One of those movies one can only lament as a lost cause is 1988’s “High Spirits,” which had a great cast and a promising fantasy-comedy conceit that seemed perfect for director Neil Jordan — who’s said ever since that the much-disliked end result was a result of extreme creative interference. The new “Lady of the Manor” is billed as “A High-Spirited Comedy,” and one suspects its very similar premise was at least a tad influenced by the prior film.
Unfortunately, this feature directing debut for actor Justin Long and brother Christian falls equally flat, with no face-saving indication that it isn’t exactly the movie they set out to make. Its own expectations-raising yet poorly utilized cast will ensure some visibility for the Lionsgate release, which goes out to limited theaters, VOD and digital Sept. 17. But few will be cheered by this pale ghost of a comedy.
As in “High Spirits,” the attempted hijinks revolve around an ancestral home turned tourist attraction whose current minders are beset by the boisterous spirits of long-ago inhabitants. An 1875 prologue shows us the discordant marriage of Lady (Judy Greer) and Lord Wadsworth (Ryan Phillippe), introduced quarreling over the “vexing matter” of just who rules the roost in her inherited Savannah manse. That question is settled once the wife takes a fatal, none-too-accidental fall down the stairs.

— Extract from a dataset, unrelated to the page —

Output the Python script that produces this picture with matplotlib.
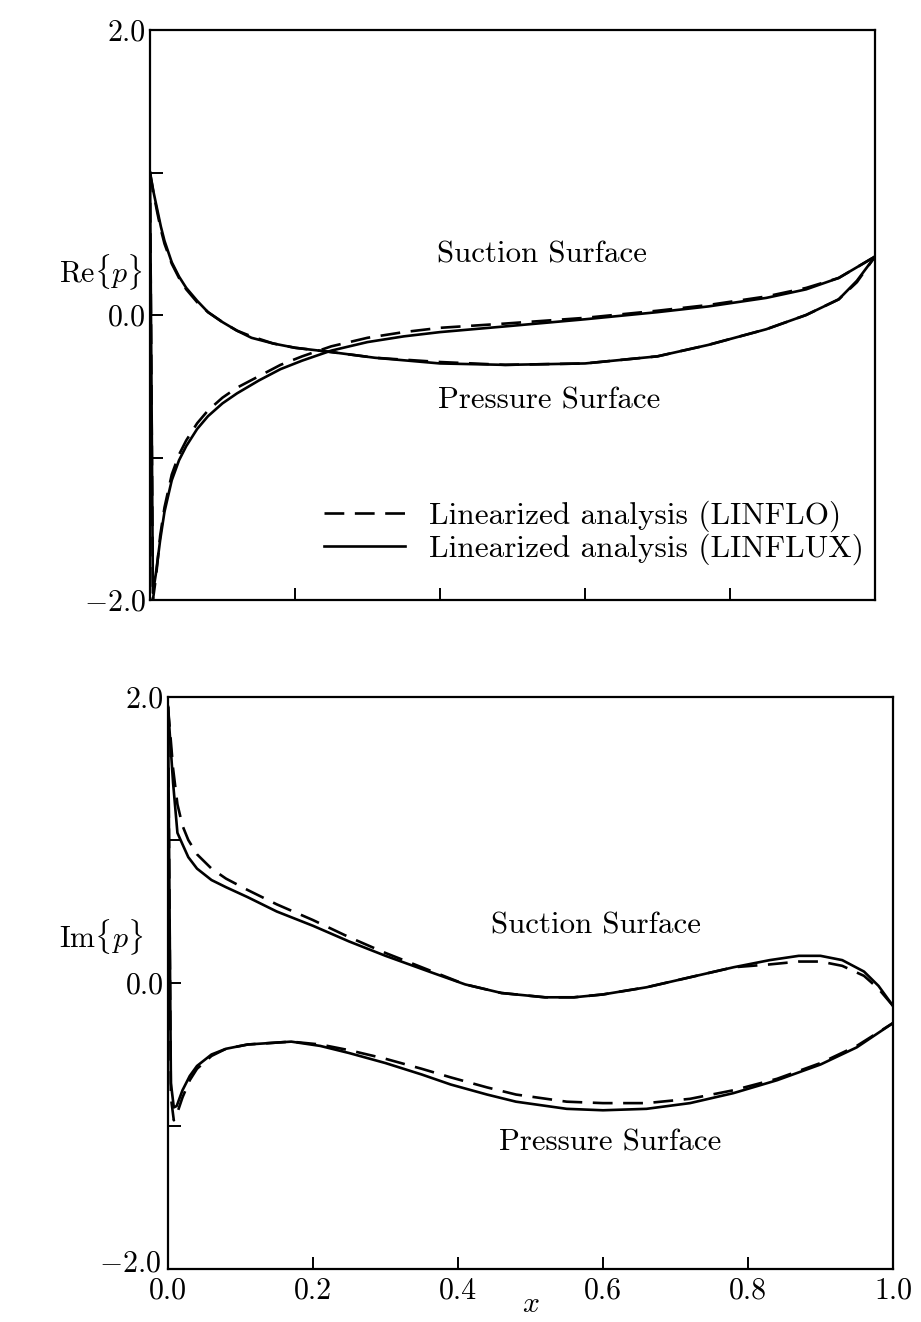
import matplotlib
matplotlib.use("Agg")
import matplotlib.pyplot as plt
from matplotlib.lines import Line2D
from matplotlib.transforms import ScaledTranslation

plt.rcParams['font.family'] = ['cmr10', 'DejaVu Serif']
plt.rcParams['mathtext.fontset'] = 'cm'
plt.rcParams['axes.unicode_minus'] = False

# Re{p}: suction surface (starts at LE, dips to -2, rises)
re_suc_x = [0.0, 0.004, 0.008, 0.014, 0.02, 0.03, 0.04, 0.05, 0.065, 0.08, 0.1, 0.12, 0.15,
            0.18, 0.21, 0.25, 0.3, 0.35, 0.4, 0.49, 0.6, 0.7, 0.77, 0.85, 0.905, 0.95, 1.0]
re_suc_lflo = [1.0, -2.0, -1.85, -1.55, -1.35, -1.12, -0.98, -0.88, -0.76, -0.67, -0.58, -0.51, -0.43,
               -0.35, -0.29, -0.22, -0.16, -0.12, -0.09, -0.06, -0.02, 0.03, 0.07, 0.13, 0.19, 0.26, 0.41]
re_suc_lflux = [1.0, -1.95, -1.82, -1.58, -1.38, -1.16, -1.02, -0.92, -0.8, -0.71, -0.62, -0.55, -0.46,
                -0.38, -0.32, -0.25, -0.19, -0.15, -0.12, -0.08, -0.03, 0.02, 0.06, 0.12, 0.18, 0.26, 0.41]
# Re{p}: pressure surface (decays from LE)
re_pre_x = [0.0, 0.005, 0.01, 0.015, 0.02, 0.03, 0.04, 0.05, 0.065, 0.08, 0.1, 0.12, 0.14, 0.17,
            0.2, 0.25, 0.31, 0.4, 0.49, 0.6, 0.7, 0.77, 0.85, 0.905, 0.95, 0.975, 1.0]
re_pre_lflo = [1.0, 0.85, 0.72, 0.6, 0.5, 0.36, 0.26, 0.18, 0.09, 0.02, -0.05, -0.11, -0.15, -0.2,
               -0.23, -0.26, -0.3, -0.33, -0.35, -0.34, -0.29, -0.21, -0.1, 0.0, 0.11, 0.23, 0.41]
re_pre_lflux = [1.0, 0.86, 0.74, 0.62, 0.52, 0.37, 0.27, 0.19, 0.1, 0.02, -0.05, -0.11, -0.16, -0.2,
                -0.23, -0.26, -0.3, -0.34, -0.35, -0.34, -0.29, -0.21, -0.1, 0.0, 0.11, 0.24, 0.41]

# Im{p}: suction surface
im_suc_x = [0.0, 0.003, 0.007, 0.013, 0.02, 0.028, 0.04, 0.06, 0.08, 0.11, 0.15, 0.2, 0.25,
            0.3, 0.36, 0.41, 0.46, 0.52, 0.56, 0.6, 0.66, 0.72, 0.78, 0.83, 0.87, 0.9, 0.93,
            0.96, 0.98, 1.0]
im_suc_lflo = [1.93, 1.75, 1.5, 1.25, 1.1, 1.0, 0.9, 0.8, 0.73, 0.65, 0.55, 0.44, 0.32,
               0.21, 0.09, -0.01, -0.07, -0.1, -0.1, -0.08, -0.03, 0.04, 0.11, 0.13, 0.15, 0.15, 0.12,
               0.05, -0.04, -0.16]
im_suc_lflux = [1.93, 1.7, 1.4, 1.05, 0.97, 0.88, 0.8, 0.72, 0.67, 0.6, 0.5, 0.4, 0.29,
                0.19, 0.08, -0.01, -0.07, -0.1, -0.1, -0.08, -0.03, 0.04, 0.11, 0.16, 0.19, 0.19, 0.16,
                0.08, -0.02, -0.16]
# Im{p}: pressure surface
im_pre_x = [0.0, 0.004, 0.008, 0.012, 0.02, 0.03, 0.04, 0.06, 0.08, 0.11, 0.17, 0.21, 0.25, 0.3,
            0.35, 0.39, 0.44, 0.48, 0.55, 0.6, 0.66, 0.72, 0.78, 0.84, 0.9, 0.95, 1.0]
im_pre_lflo = [1.93, -0.8, -0.96, -0.92, -0.8, -0.68, -0.6, -0.51, -0.46, -0.43, -0.41, -0.43, -0.47, -0.53,
               -0.6, -0.66, -0.73, -0.78, -0.83, -0.84, -0.84, -0.81, -0.75, -0.67, -0.56, -0.44, -0.28]
im_pre_lflux = [1.93, -0.7, -0.87, -0.86, -0.75, -0.65, -0.58, -0.5, -0.46, -0.43, -0.41, -0.44, -0.49, -0.56,
                -0.64, -0.71, -0.78, -0.83, -0.88, -0.89, -0.88, -0.84, -0.77, -0.68, -0.57, -0.45, -0.28]

xticks = [0.0, 0.2, 0.4, 0.6, 0.8, 1.0]
xticklabels = ['0.0', '0.2', '0.4', '0.6', '0.8', '1.0']
yticks = [-2.0, -1.0, 0.0, 1.0, 2.0]
yticklabels = [r'$-2.0$', '', '0.0', '', '2.0']

FS = 21.5
FS_TXT = 22.2
FS_LEG = 22.5
LW = 1.9
DASH = (7.5, 4)

fig = plt.figure(figsize=(9.21, 13.22), dpi=100)
ax1 = fig.add_axes([150 / 921, 1 - 600 / 1322, 725 / 921, 570 / 1322])
ax2 = fig.add_axes([168 / 921, 1 - 1269 / 1322, 725 / 921, 572 / 1322])


def style(ax, show_x):
    ax.set_xlim(0, 1)
    ax.set_ylim(-2, 2)
    for s in ax.spines.values():
        s.set_linewidth(1.6)
    ax.set_xticks(xticks)
    ax.set_yticks(yticks)
    ax.set_yticklabels(yticklabels, fontsize=FS)
    if show_x:
        ax.set_xticklabels(xticklabels, fontsize=FS)
    else:
        ax.set_xticklabels([])
    ax.tick_params(direction='in', length=9, width=1.4, pad=3)
    ax.tick_params(axis='x', pad=6)


ax1.plot(re_suc_x, re_suc_lflo, color='black', lw=LW, dashes=DASH)
ax1.plot(re_suc_x, re_suc_lflux, color='black', lw=LW)
ax1.plot(re_pre_x, re_pre_lflo, color='black', lw=LW, dashes=DASH)
ax1.plot(re_pre_x, re_pre_lflux, color='black', lw=LW)
style(ax1, False)
ax1.text(0.54, 0.42, 'Suction Surface', fontsize=FS_TXT, ha='center', va='center')
ax1.text(0.55, -0.6, 'Pressure Surface', fontsize=FS_TXT, ha='center', va='center')
ax1.text(-0.125, 0.575, r'Re$\{p\}$', fontsize=FS, ha='left', va='center', transform=ax1.transAxes)
handles = [Line2D([], [], color='black', lw=LW, dashes=DASH),
           Line2D([], [], color='black', lw=LW)]
ax1.legend(handles, ['Linearized analysis (LINFLO)', 'Linearized analysis (LINFLUX)'],
           loc='upper left', bbox_to_anchor=(0.24, 0.175), frameon=False, fontsize=FS_LEG,
           handlelength=2.6, handletextpad=0.75, labelspacing=0.05, borderpad=0.0,
           borderaxespad=0.0)

ax2.plot(im_suc_x, im_suc_lflo, color='black', lw=LW, dashes=DASH)
ax2.plot(im_suc_x, im_suc_lflux, color='black', lw=LW)
ax2.plot(im_pre_x, im_pre_lflo, color='black', lw=LW, dashes=DASH)
ax2.plot(im_pre_x, im_pre_lflux, color='black', lw=LW)
style(ax2, True)
ax2.text(0.59, 0.4, 'Suction Surface', fontsize=FS_TXT, ha='center', va='center')
ax2.text(0.61, -1.12, 'Pressure Surface', fontsize=FS_TXT, ha='center', va='center')
ax2.text(-0.15, 0.58, r'Im$\{p\}$', fontsize=FS, ha='left', va='center', transform=ax2.transAxes)
ax2.set_xlabel(r'$x$', fontsize=FS, labelpad=-10)

# lift the bottom -2.0 label a little so it clears the 0.0 below it
low = ax2.get_yticklabels()[0]
low.set_transform(low.get_transform() + ScaledTranslation(-2 / 72, 6 / 72, fig.dpi_scale_trans))

fig.savefig('out.png', dpi=100)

Nearly 150 years later, Wadsworth Manor is a historical site open to the public. But as current owner Graydon Wadsworth (Patrick Duffy) is about to commence a mayoral campaign, he turns over the building’s management to his layabout son Tanner (Phillippe again). Threatened with a terminated allowance, this inebriate scion of Southern aristocracy reluctantly acquiesces, his first action as boss being to fire the current tour guide for refusing his blunt advances. Enjoying liquid refreshments in a local bar that evening, he meets Hannah (Melanie Lynskey), who seems the ideal replacement by his undiscriminating standards. Plus, she’s just lost her job (as a pot courier), boyfriend (Alex Klein) and home (he threw her out after bailing her out of jail).
Thus there is a new Lady Wadsworth to don the hoop skirts and show visitors around her carefully preserved abode. But the original Lady W. takes exception to this sloppy stoner chick’s mangling of her familial history (not to mention the English language), manifesting so that only Hannah can sense her presence, or displeasure. Also unamused is local history professor Max (Justin Long), though he’s willing to cut Hannah some slack as she’s just starting out, and claims willingness to learn her role properly.
Thus she gains two acting coaches, one long-dead but still very persnickety. Additional complications arise in the form of nice guy Max’s somewhat inexplicable romantic attentions, a problem since she’s already shagging Tanner, who’s neglected to mention he’s married. There’s also the discovery that these present-day Wadsworths may not even be the legal property owners, their ancestors having swindled it from rightful heirs (Tamara Austin, Wallace Claude Jean).
The Long siblings made their screenwriting debut in 2013 with “A Case of You,” an ensemble romantic comedy that erred on the side of blandness. This time, they go in the opposite direction, aiming for cheerfully rude yoks for which they have no flair whatsoever. It’s a pity, because all these actors have proven themselves more than capable of getting laughs, albeit with better material than they’re afforded here.
The usually admirable Lynskey is miscast in the kind of flailing-party-girl role that is Anna Faris’ specialty; Greer gets stuck playing a very one-note, old-school notion of “snooty.” You know the barrel is being scraped when performers of this caliber are asked to crack each other (and, theoretically, us) up by simply “making funny faces.” Long and Philippe’s comic chops are likewise largely wasted, while Luis Guzman must have owed somebody a favor, his role as a barkeep here is such a nonstarter.
As with “A Case of You” (which was directed by Kat Coiro), “Lady” could be worse, but it’s unfunny and pedestrian enough to make you wonder why so many talented people apparently didn’t realize they were lowering their game. The modestly scaled production is adequate in tech and design terms, though lack of inspiration is so pervasive, even beautiful Savannah doesn’t cast much atmospheric spell here.